_Extracted information:_
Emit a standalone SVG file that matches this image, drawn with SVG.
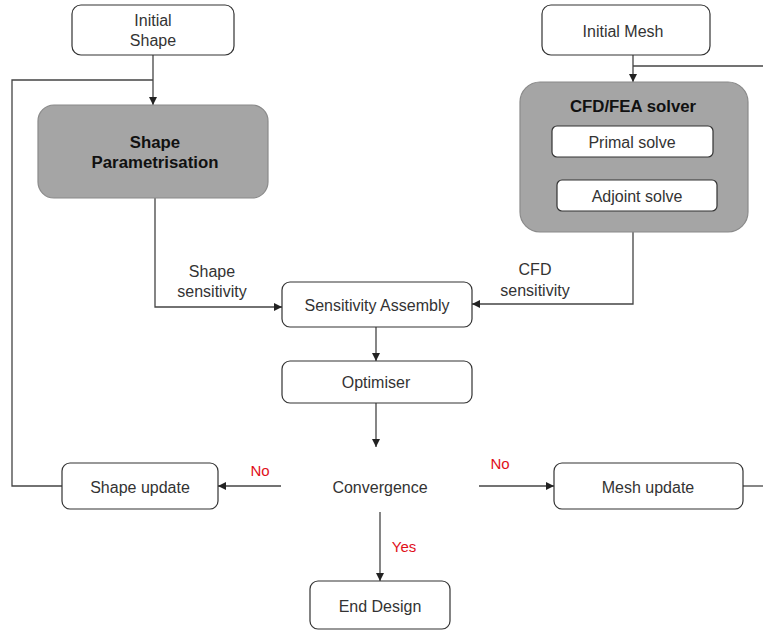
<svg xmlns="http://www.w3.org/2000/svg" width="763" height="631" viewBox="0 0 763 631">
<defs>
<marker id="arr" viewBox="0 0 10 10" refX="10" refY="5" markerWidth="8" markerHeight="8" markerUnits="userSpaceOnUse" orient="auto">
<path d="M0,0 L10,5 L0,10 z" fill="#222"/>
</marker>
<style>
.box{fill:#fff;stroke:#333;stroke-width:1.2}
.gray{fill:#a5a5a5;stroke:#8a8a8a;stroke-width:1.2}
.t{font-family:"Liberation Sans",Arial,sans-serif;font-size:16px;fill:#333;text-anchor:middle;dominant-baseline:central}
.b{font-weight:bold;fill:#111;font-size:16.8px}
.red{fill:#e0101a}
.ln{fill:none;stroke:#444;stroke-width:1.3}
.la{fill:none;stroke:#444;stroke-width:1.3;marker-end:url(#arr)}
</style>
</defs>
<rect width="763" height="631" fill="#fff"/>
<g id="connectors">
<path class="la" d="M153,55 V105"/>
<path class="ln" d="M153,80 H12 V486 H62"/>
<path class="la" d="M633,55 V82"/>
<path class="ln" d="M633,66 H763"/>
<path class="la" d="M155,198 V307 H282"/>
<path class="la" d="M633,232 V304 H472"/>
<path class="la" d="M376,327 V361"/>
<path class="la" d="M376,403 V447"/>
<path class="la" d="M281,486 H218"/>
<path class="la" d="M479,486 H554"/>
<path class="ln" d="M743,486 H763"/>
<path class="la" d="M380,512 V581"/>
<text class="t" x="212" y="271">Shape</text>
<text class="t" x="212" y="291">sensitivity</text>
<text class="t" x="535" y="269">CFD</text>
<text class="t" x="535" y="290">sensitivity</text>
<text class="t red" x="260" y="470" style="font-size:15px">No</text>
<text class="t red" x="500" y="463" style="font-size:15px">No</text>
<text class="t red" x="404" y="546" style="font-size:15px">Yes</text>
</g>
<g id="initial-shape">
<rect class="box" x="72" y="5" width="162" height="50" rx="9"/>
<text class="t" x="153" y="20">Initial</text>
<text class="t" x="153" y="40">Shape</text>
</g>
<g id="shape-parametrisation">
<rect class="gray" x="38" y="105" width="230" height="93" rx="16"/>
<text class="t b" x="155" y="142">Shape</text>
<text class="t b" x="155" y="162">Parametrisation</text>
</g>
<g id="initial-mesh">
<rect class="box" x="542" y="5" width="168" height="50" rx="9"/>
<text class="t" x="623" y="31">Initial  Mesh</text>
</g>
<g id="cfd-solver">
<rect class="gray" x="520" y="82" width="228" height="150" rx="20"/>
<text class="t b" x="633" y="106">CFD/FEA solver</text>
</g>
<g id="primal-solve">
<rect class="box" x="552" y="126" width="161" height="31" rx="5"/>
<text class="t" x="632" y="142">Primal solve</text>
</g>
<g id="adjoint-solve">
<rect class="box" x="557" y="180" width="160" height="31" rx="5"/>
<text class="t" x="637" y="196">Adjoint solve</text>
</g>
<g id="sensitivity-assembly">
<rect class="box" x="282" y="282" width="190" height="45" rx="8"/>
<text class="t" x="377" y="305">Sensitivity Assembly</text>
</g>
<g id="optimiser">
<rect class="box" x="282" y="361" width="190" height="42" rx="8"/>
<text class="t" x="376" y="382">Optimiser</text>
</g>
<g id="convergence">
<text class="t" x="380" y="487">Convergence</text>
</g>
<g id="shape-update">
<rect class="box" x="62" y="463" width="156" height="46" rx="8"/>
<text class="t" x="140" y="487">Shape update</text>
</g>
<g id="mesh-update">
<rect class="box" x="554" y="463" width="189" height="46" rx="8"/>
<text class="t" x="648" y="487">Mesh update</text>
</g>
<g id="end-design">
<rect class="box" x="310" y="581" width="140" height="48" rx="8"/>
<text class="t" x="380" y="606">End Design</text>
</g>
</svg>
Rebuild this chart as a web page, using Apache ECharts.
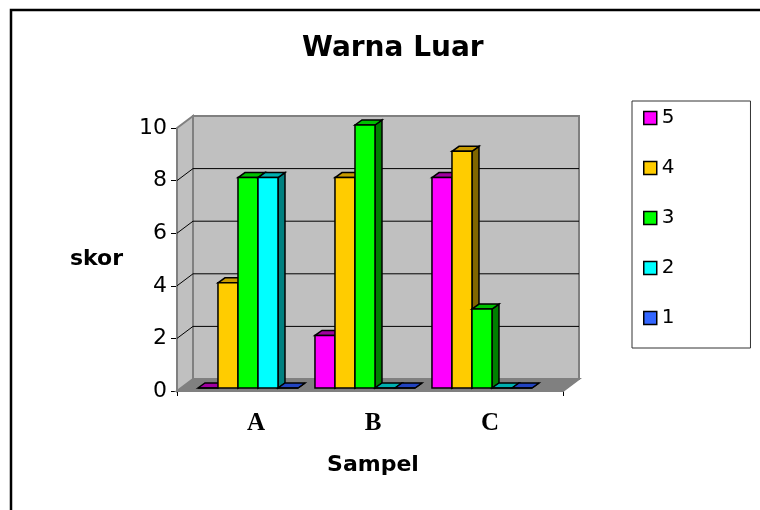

_Your task:_ Of the lines in the records, how many contain the word "this"? Answer with the number and nothing else.

_The result:_ 2